**Recorded information:**
____
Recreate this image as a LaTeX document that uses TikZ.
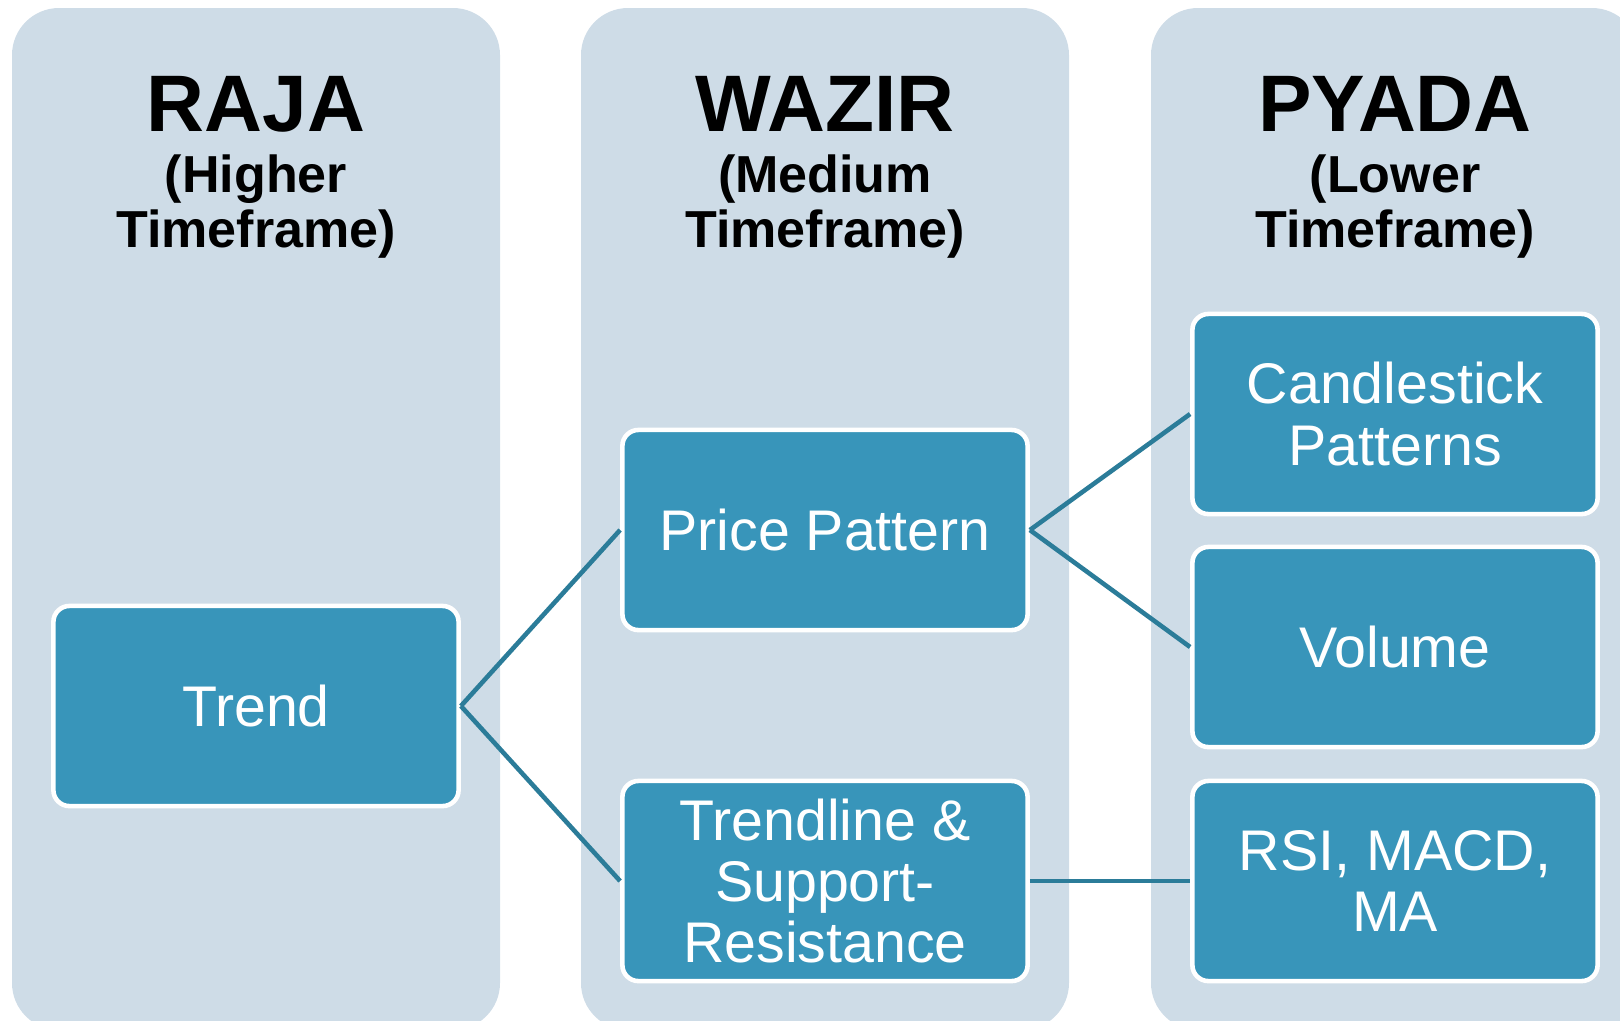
\documentclass[tikz,border=0pt]{standalone}
\usepackage{fontspec}
\setmainfont{Liberation Sans}
\usetikzlibrary{calc}

\definecolor{colbg}{HTML}{CEDCE7}
\definecolor{boxblue}{HTML}{3895BA}
\definecolor{linkblue}{HTML}{2B7C99}

\tikzset{
  column/.style={fill=colbg, rounded corners=0.47cm},
  stage/.style={draw=white, line width=1.3pt, fill=boxblue, text=white,
    rounded corners=0.16cm, minimum width=4.05cm, minimum height=2.0cm,
    inner sep=0pt, align=center, font=\fontsize{16.3}{17.4}\selectfont},
  link/.style={draw=linkblue, line width=1.3pt},
  title/.style={anchor=base, font=\fontsize{22.8}{26}\selectfont\bfseries},
  subtitle/.style={anchor=base, font=\fontsize{14.8}{15.6}\selectfont\bfseries},
}

\begin{document}
\begin{tikzpicture}[x=0.01cm, y=-0.01cm]
  \useasboundingbox (0,0) rectangle (1620,1020);
  \clip (0,0) rectangle (1620,1020);

  % Columns
  \newcommand\halfW{244}
  \foreach \cx in {256,825,1395} {
    \fill[column] (\cx-\halfW,8) rectangle (\cx+\halfW,1030);
  }

  % Column titles
  \foreach \cx/\name/\main/\upper/\lower in {256/raja/RAJA/Higher/Timeframe,
      825/wazir/WAZIR/Medium/Timeframe, 1395/pyada/PYADA/Lower/Timeframe} {
    \node[title] (\name-title) at (\cx,131) {\main};
    \node[subtitle] (\name-upper) at (\cx,192) {(\upper};
    \node[subtitle] (\name-lower) at (\cx,247) {\lower)};
  }

  % Raja
  \node[stage] (trend) at (256,706) {Trend};

  % Wazir
  \node[stage] (price)     at (825,530) {Price Pattern};
  \node[stage] (trendline) at (825,881) {Trendline \&\\Support-\\Resistance};

  % Pyada
  \node[stage] (candle) at (1395,414) {Candlestick\\Patterns};
  \node[stage] (volume) at (1395,647) {Volume};
  \node[stage] (rsi)    at (1395,881) {RSI, MACD,\\MA};

  % Links
  \draw[link] (trend.east) -- (price.west);
  \draw[link] (trend.east) -- (trendline.west);
  \draw[link] (price.east) -- (candle.west);
  \draw[link] (price.east) -- (volume.west);
  \draw[link] (trendline.east) -- (rsi.west);
\end{tikzpicture}
\end{document}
____
**Directions:** Pictures stay out. Print the data exactly, from its first line through the line containing "(trendline) at (825,881)".

**Finished answer:**
Recreate this image as a LaTeX document that uses TikZ.
\documentclass[tikz,border=0pt]{standalone}
\usepackage{fontspec}
\setmainfont{Liberation Sans}
\usetikzlibrary{calc}

\definecolor{colbg}{HTML}{CEDCE7}
\definecolor{boxblue}{HTML}{3895BA}
\definecolor{linkblue}{HTML}{2B7C99}

\tikzset{
  column/.style={fill=colbg, rounded corners=0.47cm},
  stage/.style={draw=white, line width=1.3pt, fill=boxblue, text=white,
    rounded corners=0.16cm, minimum width=4.05cm, minimum height=2.0cm,
    inner sep=0pt, align=center, font=\fontsize{16.3}{17.4}\selectfont},
  link/.style={draw=linkblue, line width=1.3pt},
  title/.style={anchor=base, font=\fontsize{22.8}{26}\selectfont\bfseries},
  subtitle/.style={anchor=base, font=\fontsize{14.8}{15.6}\selectfont\bfseries},
}

\begin{document}
\begin{tikzpicture}[x=0.01cm, y=-0.01cm]
  \useasboundingbox (0,0) rectangle (1620,1020);
  \clip (0,0) rectangle (1620,1020);

  % Columns
  \newcommand\halfW{244}
  \foreach \cx in {256,825,1395} {
    \fill[column] (\cx-\halfW,8) rectangle (\cx+\halfW,1030);
  }

  % Column titles
  \foreach \cx/\name/\main/\upper/\lower in {256/raja/RAJA/Higher/Timeframe,
      825/wazir/WAZIR/Medium/Timeframe, 1395/pyada/PYADA/Lower/Timeframe} {
    \node[title] (\name-title) at (\cx,131) {\main};
    \node[subtitle] (\name-upper) at (\cx,192) {(\upper};
    \node[subtitle] (\name-lower) at (\cx,247) {\lower)};
  }

  % Raja
  \node[stage] (trend) at (256,706) {Trend};

  % Wazir
  \node[stage] (price)     at (825,530) {Price Pattern};
  \node[stage] (trendline) at (825,881) {Trendline \&\\Support-\\Resistance};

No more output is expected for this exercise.